The development of a wind turbine farm off the coast of Lake Erie was the focus of a presentation by Dr. Lorry Wagner, president of the Lake Erie Energy Development Corporation, in the Chapel on April 4.
The private, nonprofit regional corporation is working to build wind turbines in Lake Erie and eventually help stimulate an entire off-shore freshwater wind industry.
“What can we do to make Ohio better?” Wagner asked during his talk to students and faculty. “We have a great opportunity to reduce coal use over the next 20 years by focusing on using natural gas and renewable energy.”
Wagner is a professional engineer with several degrees from Purdue University and extensive experience in wind turbine technology. He previously served as president of Azure Energy, a renewable energy development corporation based in Solon. At Azure, Wagner played a leading role in the installation of the wind turbine at the Great Lakes Science Center in Cleveland, and has been involved in the development of several wind projects.

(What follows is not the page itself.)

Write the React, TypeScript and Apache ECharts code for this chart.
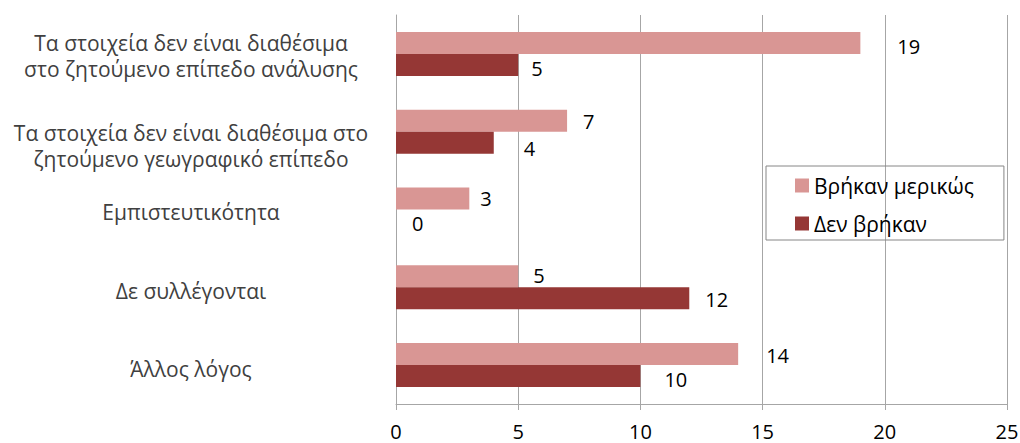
import React, { useEffect, useRef } from "react";
import * as echarts from "echarts";

const categories = [
  "Τα στοιχεία δεν είναι διαθέσιμα\nστο ζητούμενο επίπεδο ανάλυσης",
  "Τα στοιχεία δεν είναι διαθέσιμα στο\nζητούμενο γεωγραφικό επίπεδο",
  "Εμπιστευτικότητα",
  "Δε συλλέγονται",
  "Άλλος λόγος",
];
const seriesNames = ["Βρήκαν μερικώς", "Δεν βρήκαν"];
const partlyFound = [19, 7, 3, 5, 14];
const notFound = [5, 4, 0, 12, 10];
const xMin = 0;
const xMax = 25;
const xInterval = 5;

// presentation-only nudges (px) mimicking the reference's hand-placed labels
const partlyLabelShift = [[37, 4], [16, 1], [11, 0], [15, -1], [28, 1]];
const notFoundLabelShift = [[13, 4], [30, 6], [16, 3], [16, 1], [24, 3]];
// extra spacer height above each category label (shifts it down by half)
const categoryLabelSpacer = [4, 28, 4, 8, 8];

const FONT = "'Open Sans', 'Noto Sans', sans-serif";
const GRID_COLOR = "#A6A6A6";

export default function App() {
  const ref = useRef<HTMLDivElement>(null);
  useEffect(() => {
    if (!ref.current) return;
    const chart = echarts.init(ref.current, undefined, { renderer: "svg" });
    const mkData = (vals: number[], shifts: number[][]) =>
      vals.map((v, i) => ({ value: v, label: { offset: shifts[i] } }));
    const rich: Record<string, any> = {
      t: {
        fontFamily: FONT,
        fontSize: 21,
        lineHeight: 26,
        color: "#404040",
        align: "center",
      },
    };
    categoryLabelSpacer.forEach((h, i) => {
      rich["g" + i] = { fontSize: 1, lineHeight: h, height: h, align: "center" };
    });
    chart.setOption({
      animation: false,
      backgroundColor: "#ffffff",
      textStyle: { fontFamily: FONT },
      grid: {
        left: 396,
        right: 13,
        top: 15,
        bottom: 39,
        containLabel: false,
        outerBoundsMode: "none",
      },
      legend: {
        orient: "vertical",
        left: 766,
        top: 166,
        data: seriesNames,
        icon: "rect",
        itemWidth: 14,
        itemHeight: 14,
        itemGap: 17,
        padding: [9, 30, 6, 29],
        borderColor: "#868686",
        borderWidth: 1,
        textStyle: { fontFamily: FONT, fontSize: 21, color: "#000" },
      },
      xAxis: {
        type: "value",
        min: xMin,
        max: xMax,
        interval: xInterval,
        axisLine: { show: true, lineStyle: { color: GRID_COLOR, width: 1 } },
        axisTick: { show: true, length: 6, lineStyle: { color: GRID_COLOR } },
        splitLine: { show: true, lineStyle: { color: GRID_COLOR, width: 1 } },
        axisLabel: { margin: 17, fontFamily: FONT, fontSize: 20, color: "#000" },
      },
      yAxis: {
        type: "category",
        inverse: true,
        data: categories,
        axisLine: { show: true, lineStyle: { color: GRID_COLOR, width: 1 } },
        axisTick: { show: false },
        axisLabel: {
          margin: 205,
          align: "center",
          fontFamily: FONT,
          fontSize: 21,
          lineHeight: 26,
          color: "#404040",
          formatter: (value: string, index: number) =>
            `{g${index}| }\n` +
            value
              .split("\n")
              .map((l) => `{t|${l}}`)
              .join("\n"),
          rich,
        },
      },
      series: [
        {
          name: seriesNames[0],
          type: "bar",
          data: mkData(partlyFound, partlyLabelShift),
          barWidth: 22,
          barGap: "0%",
          itemStyle: { color: "#D99694" },
          label: {
            show: true,
            position: "right",
            distance: 0,
            fontFamily: FONT,
            fontSize: 20,
            color: "#000",
          },
        },
        {
          name: seriesNames[1],
          type: "bar",
          data: mkData(notFound, notFoundLabelShift),
          barWidth: 22,
          barGap: "0%",
          itemStyle: { color: "#953735" },
          label: {
            show: true,
            position: "right",
            distance: 0,
            fontFamily: FONT,
            fontSize: 20,
            color: "#000",
          },
        },
      ],
    });
    return () => chart.dispose();
  }, []);
  return (
    <div
      ref={ref}
      style={{ position: "fixed", left: 0, top: 0, width: 1020, height: 443 }}
    />
  );
}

The corporation’s Icebreaker project will install five to seven direct-drive wind turbines in Lake Erie, seven miles northwest of Cleveland Browns Stadium, at an estimated cost of $120 to $150 million. Construction will begin in 2014 and the initial 20- to 30-megawatt project is expected to annually produce electricity equivalent to the needs of 5,000-6,000 average U.S. homes. The project’s goal is to generate 1,000 megawatts by the year 2020.
This is the first freshwater project of its kind in North America and continues Northeast Ohio’s historical ties to wind energy. In 1887, Cleveland-based engineer Charles Brush built what is believed to be the first wind turbine to generate electricity to operate the elevators and water pumps in his mansion on Lorain Avenue. In 1974, the NASA Glenn Research Center in Cleveland developed the modern wind turbine, a 100-kilowatt turbine at the Plum Brook Station in Sandusky. In 2006, a wind turbine was installed at the Great Lakes Science Center in Cleveland.
In 2011, Lincoln Electric installed the state’s largest wind turbine to generate power for one of the welding manufacturer’s factories and, this year, Case Western Reserve University installed two wind turbines in Cleveland’s eastern suburbs.
Off-shore wind farms have grown across Europe and Asia to the point where it is now a $400-billion industry, Wagner said. Building, installing and maintaining the turbines created almost 45,000 jobs in Europe in 2010, and China, Japan and South Korea are currently competing to see which country can build the world’s largest wind farm.
In addition to developing a renewable energy source, the Lake Erie Energy Development Corporation believes Ohio is positioned to benefit economically from the growth of wind energy.
“Ohio is currently the leader in manufacturing onshore turbines as well as a leader in the wind supply chain industry, which creates a ripple effect with other jobs,” Wagner said. “Ohio’s (six deep-water) ports along Lake Erie also mean the state can serve as hub for the rest of the region.”
Worldwide the industry continues to grow. Both the United Kingdom and Germany are expected to have 30 percent of their energy produced by off-shore wind by the year 2020, while Denmark if moving toward having 50 percent of its energy come from a combination of off- and on-shore wind.
“Does it work? Yes. Does it create jobs? Yes,” Wagner said. “It just needs to be made more affordable. From an economic standpoint, an on-shore wind project will break even in four to seven years, while off-shore right now is about 20 years because it is a new industry. When any industry first starts it is more expensive and that is the case with off-shore energy.”